DIRECTIVE
Lines containing the word "that" should be extracted in full.

BEGIN EXERCISE INPUTS

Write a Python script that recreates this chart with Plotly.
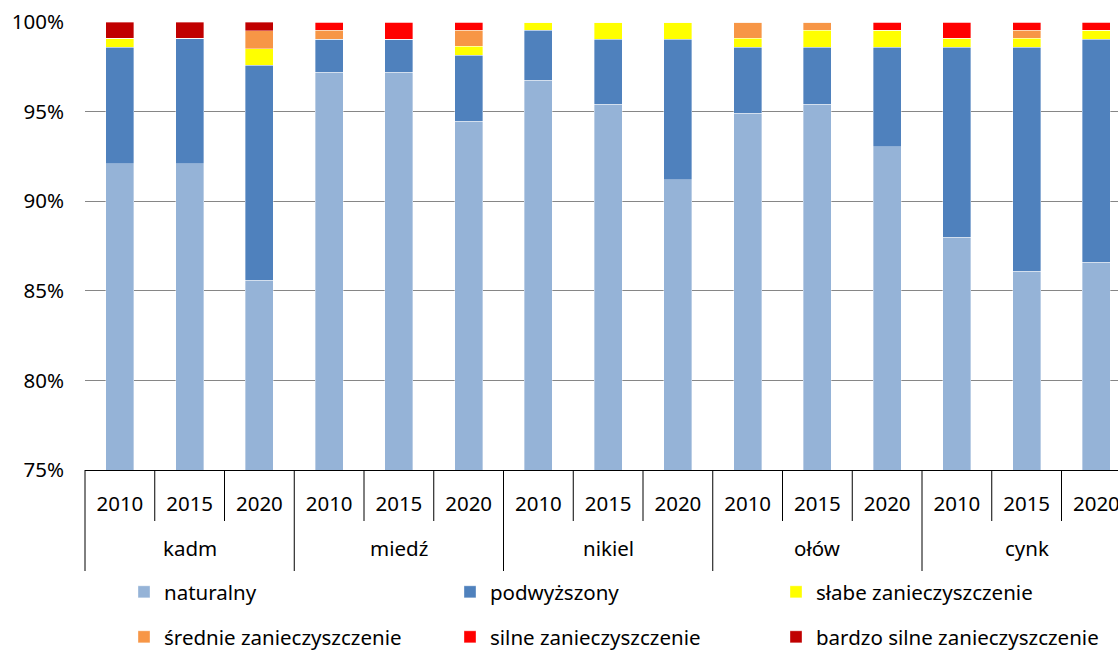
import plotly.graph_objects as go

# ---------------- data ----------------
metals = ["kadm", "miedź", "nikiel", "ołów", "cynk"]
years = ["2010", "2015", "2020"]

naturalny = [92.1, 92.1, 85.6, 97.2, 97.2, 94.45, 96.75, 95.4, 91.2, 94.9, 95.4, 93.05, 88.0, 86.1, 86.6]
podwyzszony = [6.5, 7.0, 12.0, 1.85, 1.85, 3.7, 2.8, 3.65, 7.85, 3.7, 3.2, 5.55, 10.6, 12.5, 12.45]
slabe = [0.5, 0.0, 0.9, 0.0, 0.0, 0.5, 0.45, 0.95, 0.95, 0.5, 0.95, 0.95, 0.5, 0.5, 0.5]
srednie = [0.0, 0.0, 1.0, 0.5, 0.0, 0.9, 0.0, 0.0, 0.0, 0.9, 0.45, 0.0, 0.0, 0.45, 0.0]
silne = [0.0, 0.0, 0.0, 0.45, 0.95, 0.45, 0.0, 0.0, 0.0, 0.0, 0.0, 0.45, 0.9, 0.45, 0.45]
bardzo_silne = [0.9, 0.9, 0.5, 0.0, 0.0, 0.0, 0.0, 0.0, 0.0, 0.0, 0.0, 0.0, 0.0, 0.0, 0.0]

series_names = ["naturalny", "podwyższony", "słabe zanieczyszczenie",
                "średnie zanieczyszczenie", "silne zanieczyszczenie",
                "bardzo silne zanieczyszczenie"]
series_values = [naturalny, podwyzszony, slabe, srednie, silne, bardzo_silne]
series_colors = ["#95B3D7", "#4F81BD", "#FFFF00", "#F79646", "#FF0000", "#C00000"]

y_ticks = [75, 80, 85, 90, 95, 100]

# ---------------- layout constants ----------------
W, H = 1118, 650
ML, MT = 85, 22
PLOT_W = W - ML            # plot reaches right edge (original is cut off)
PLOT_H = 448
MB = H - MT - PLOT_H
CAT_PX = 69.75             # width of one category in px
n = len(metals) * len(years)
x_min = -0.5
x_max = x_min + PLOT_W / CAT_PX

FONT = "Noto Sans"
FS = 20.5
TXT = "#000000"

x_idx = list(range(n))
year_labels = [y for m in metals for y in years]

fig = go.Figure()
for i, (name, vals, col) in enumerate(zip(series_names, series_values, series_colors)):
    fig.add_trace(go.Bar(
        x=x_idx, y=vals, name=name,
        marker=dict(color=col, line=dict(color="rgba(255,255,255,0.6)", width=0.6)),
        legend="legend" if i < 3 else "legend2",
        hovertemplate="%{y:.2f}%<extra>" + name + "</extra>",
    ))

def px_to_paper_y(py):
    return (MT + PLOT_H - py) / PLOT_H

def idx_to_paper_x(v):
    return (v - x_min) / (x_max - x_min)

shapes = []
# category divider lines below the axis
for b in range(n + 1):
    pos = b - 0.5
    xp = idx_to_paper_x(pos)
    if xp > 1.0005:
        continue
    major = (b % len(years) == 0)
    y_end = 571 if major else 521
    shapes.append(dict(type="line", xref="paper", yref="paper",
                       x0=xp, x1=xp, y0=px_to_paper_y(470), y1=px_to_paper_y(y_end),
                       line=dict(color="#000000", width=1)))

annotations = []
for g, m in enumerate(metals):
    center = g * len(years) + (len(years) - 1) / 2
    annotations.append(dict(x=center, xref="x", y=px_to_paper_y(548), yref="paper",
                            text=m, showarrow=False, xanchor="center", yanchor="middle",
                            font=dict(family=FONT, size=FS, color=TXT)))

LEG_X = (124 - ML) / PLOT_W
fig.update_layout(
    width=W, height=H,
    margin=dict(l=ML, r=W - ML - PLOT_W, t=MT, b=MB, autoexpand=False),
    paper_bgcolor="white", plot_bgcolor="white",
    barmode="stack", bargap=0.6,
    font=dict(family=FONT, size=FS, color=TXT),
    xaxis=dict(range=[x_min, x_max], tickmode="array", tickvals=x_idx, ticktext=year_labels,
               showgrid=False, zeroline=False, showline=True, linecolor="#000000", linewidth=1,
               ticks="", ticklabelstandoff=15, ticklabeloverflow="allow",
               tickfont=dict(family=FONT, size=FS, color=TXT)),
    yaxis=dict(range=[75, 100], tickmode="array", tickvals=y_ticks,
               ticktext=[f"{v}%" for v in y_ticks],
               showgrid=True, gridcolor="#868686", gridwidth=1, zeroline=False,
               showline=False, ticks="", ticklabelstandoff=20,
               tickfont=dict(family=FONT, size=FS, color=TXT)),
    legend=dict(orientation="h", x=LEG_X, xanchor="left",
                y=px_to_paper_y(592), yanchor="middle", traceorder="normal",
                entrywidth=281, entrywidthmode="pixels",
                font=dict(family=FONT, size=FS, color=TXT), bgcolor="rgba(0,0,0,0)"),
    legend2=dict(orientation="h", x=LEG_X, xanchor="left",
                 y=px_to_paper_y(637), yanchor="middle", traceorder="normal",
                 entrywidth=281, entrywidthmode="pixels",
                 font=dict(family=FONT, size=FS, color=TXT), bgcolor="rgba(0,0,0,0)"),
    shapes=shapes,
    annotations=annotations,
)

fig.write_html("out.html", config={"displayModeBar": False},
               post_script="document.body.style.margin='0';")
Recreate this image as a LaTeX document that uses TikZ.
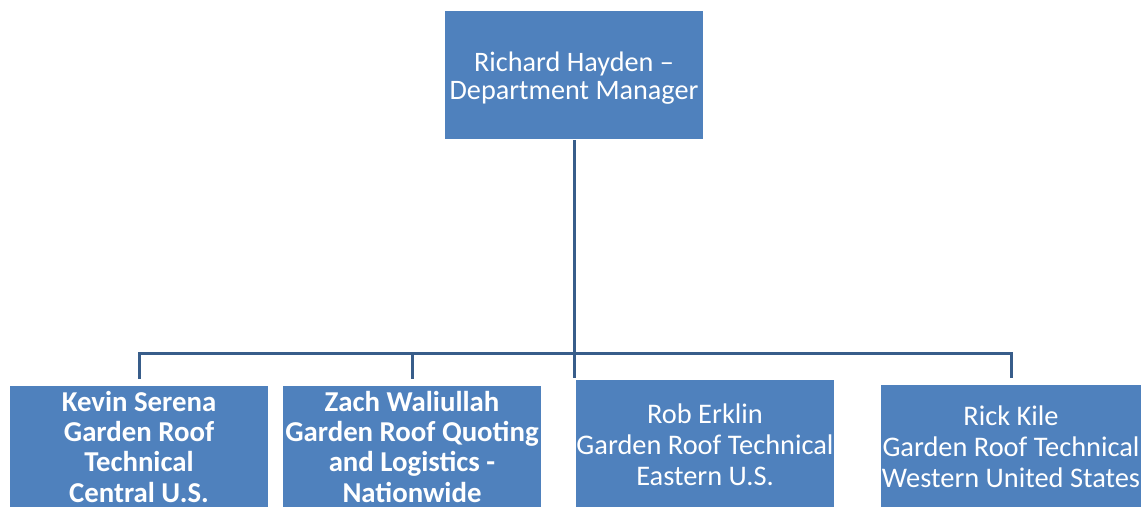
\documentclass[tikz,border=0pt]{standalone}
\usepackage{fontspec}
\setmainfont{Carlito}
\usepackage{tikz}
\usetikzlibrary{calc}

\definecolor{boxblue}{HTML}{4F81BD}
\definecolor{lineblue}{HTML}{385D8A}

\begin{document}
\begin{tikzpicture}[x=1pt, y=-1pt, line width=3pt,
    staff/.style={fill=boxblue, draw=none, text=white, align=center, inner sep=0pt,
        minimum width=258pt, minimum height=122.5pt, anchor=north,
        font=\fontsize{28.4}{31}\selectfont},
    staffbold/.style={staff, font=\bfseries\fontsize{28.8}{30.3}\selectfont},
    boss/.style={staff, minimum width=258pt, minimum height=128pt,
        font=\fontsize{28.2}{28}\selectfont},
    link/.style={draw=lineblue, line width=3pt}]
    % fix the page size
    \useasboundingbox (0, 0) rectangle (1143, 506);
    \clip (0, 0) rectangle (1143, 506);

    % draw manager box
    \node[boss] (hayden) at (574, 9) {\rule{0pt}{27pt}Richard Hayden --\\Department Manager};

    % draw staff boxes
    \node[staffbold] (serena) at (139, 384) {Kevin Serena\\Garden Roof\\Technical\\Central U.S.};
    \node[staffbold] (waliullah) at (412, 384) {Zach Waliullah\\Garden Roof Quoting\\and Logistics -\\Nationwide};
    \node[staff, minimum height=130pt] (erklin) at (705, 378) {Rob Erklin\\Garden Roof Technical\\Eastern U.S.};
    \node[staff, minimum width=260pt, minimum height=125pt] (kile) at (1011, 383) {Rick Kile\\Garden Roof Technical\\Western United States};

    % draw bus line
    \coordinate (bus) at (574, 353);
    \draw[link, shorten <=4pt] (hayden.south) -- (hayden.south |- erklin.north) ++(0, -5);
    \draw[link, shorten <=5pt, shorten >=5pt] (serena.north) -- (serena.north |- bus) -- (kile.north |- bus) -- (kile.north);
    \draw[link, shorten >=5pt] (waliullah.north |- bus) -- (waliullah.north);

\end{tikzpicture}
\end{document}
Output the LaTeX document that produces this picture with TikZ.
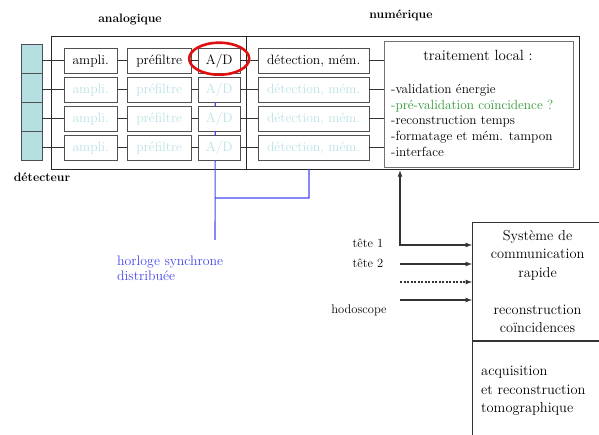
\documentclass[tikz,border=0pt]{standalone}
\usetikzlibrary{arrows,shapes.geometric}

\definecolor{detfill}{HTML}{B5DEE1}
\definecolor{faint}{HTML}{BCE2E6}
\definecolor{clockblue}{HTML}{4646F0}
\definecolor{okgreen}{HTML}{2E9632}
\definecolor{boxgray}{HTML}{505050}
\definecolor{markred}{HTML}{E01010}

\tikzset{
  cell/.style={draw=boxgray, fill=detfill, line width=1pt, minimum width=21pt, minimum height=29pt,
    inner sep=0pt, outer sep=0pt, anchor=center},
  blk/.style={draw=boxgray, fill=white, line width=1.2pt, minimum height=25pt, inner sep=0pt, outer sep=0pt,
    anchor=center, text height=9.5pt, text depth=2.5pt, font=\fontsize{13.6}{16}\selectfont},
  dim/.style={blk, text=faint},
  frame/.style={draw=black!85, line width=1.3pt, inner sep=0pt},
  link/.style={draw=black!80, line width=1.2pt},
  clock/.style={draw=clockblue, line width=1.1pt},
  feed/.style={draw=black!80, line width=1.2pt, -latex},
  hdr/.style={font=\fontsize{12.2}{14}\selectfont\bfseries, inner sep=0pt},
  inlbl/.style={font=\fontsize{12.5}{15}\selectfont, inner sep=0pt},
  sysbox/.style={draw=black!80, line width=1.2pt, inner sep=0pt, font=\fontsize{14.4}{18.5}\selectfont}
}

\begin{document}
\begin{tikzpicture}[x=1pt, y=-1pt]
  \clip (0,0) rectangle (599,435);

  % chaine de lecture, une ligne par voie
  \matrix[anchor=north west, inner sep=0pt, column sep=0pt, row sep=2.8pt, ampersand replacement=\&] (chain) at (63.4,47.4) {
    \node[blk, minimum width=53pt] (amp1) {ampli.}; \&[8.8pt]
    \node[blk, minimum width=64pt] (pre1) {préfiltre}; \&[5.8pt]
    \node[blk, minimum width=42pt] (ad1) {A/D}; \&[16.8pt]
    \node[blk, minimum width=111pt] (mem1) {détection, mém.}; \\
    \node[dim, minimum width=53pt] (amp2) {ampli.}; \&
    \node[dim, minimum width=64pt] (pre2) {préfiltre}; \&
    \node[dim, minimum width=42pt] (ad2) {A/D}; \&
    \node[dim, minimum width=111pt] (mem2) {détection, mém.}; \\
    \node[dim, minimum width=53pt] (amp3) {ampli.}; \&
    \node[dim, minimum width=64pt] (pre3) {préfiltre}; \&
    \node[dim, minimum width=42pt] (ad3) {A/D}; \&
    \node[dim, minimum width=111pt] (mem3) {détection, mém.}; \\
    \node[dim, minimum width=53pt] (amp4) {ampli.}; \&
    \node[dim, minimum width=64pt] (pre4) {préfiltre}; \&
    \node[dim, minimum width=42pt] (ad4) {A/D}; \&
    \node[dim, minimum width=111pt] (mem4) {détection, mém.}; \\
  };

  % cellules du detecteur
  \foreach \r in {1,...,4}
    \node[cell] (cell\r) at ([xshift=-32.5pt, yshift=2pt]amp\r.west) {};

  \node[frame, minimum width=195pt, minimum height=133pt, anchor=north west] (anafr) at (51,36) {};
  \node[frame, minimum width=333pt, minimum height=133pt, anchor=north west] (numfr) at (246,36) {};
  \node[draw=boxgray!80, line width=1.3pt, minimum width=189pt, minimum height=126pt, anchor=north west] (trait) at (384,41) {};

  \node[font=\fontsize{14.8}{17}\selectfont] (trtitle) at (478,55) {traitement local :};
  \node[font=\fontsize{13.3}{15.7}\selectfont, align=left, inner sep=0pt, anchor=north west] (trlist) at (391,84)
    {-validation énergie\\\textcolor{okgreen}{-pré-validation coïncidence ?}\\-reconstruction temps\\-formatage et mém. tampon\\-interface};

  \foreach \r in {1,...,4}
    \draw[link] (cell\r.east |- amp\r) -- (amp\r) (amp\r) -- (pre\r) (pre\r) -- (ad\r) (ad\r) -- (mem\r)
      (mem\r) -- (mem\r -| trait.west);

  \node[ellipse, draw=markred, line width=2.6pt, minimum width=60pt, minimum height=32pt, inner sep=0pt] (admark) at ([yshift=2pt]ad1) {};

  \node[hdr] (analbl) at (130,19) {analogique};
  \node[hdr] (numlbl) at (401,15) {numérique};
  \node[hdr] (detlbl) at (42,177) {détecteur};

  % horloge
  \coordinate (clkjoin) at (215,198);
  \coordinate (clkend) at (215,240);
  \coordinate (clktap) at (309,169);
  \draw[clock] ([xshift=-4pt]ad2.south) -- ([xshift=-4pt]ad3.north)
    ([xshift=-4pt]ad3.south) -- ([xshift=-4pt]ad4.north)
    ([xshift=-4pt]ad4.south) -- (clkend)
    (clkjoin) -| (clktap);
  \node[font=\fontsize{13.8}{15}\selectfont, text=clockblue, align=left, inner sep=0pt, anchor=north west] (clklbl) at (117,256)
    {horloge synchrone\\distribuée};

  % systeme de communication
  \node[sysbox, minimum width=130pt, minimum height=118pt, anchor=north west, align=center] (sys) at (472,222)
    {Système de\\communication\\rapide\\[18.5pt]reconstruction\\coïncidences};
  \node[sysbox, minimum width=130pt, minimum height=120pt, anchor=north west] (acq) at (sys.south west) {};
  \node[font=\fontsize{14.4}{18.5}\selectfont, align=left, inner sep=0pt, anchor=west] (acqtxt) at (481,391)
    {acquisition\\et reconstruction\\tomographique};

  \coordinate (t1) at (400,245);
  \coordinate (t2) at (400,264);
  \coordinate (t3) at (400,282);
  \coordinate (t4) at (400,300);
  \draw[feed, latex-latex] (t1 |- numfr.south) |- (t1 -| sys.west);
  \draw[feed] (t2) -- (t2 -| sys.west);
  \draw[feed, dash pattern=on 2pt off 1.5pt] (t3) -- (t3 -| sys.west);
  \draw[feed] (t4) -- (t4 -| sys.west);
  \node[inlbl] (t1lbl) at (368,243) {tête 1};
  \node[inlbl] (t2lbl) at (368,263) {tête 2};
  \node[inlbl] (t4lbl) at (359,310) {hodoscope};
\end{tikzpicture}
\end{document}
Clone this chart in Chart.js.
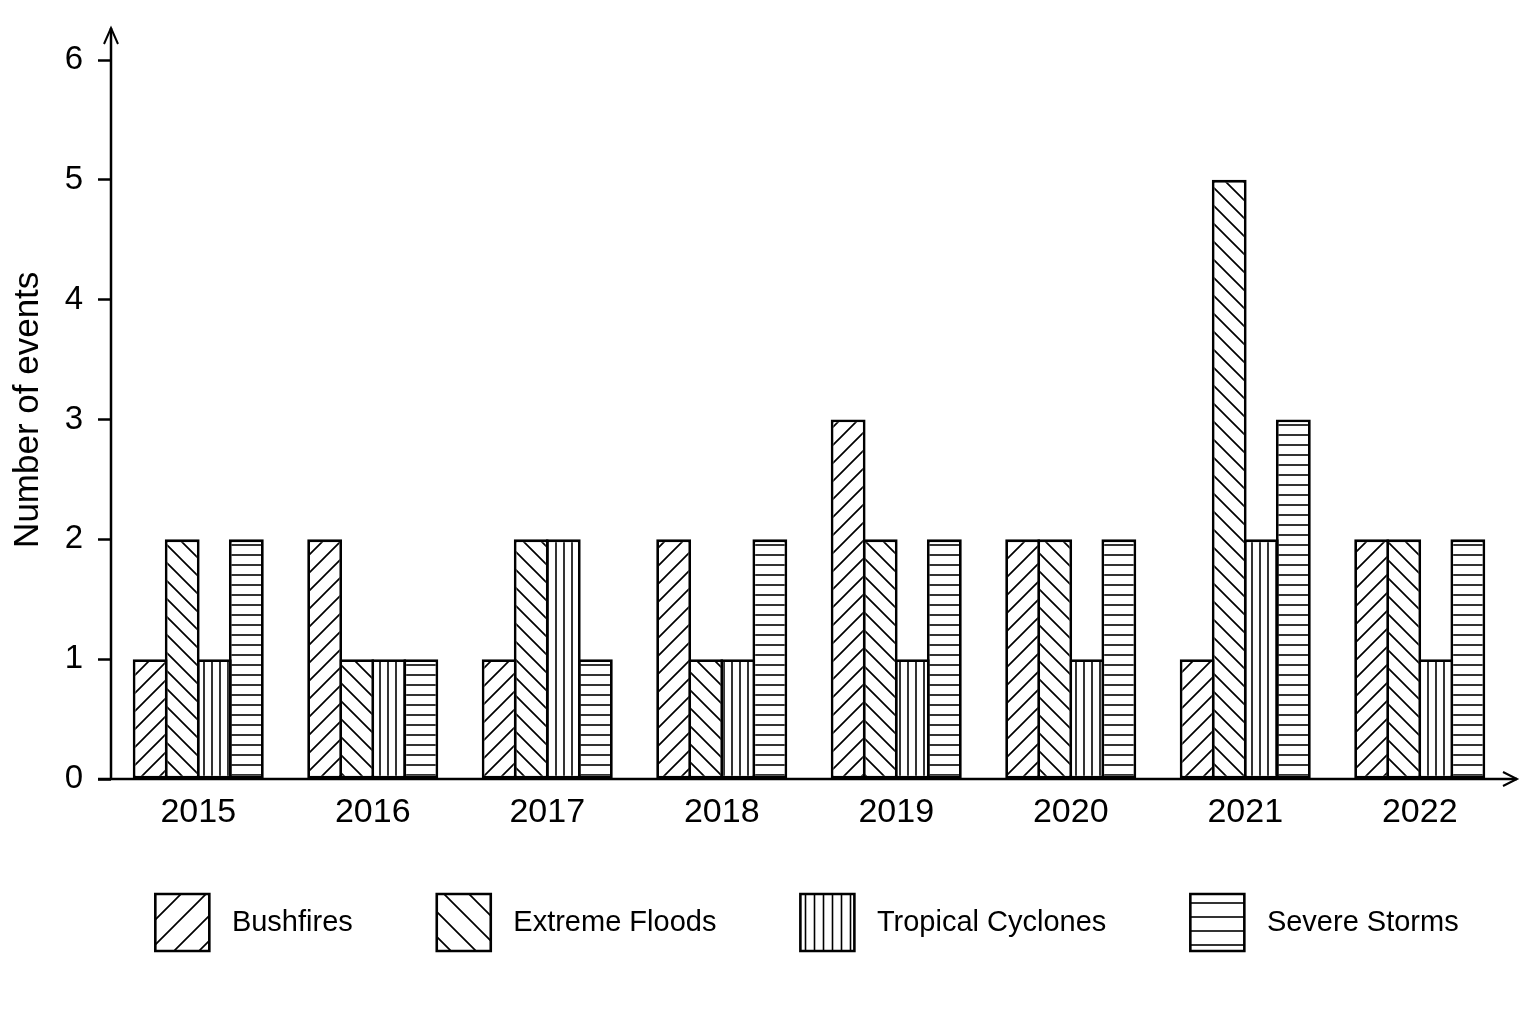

END EXERCISE INPUTS

THE RESULT
Write a Python script that recreates this chart with Plotly.
Recreate this image as a LaTeX document that uses TikZ.
Output the LaTeX document that produces this picture with TikZ.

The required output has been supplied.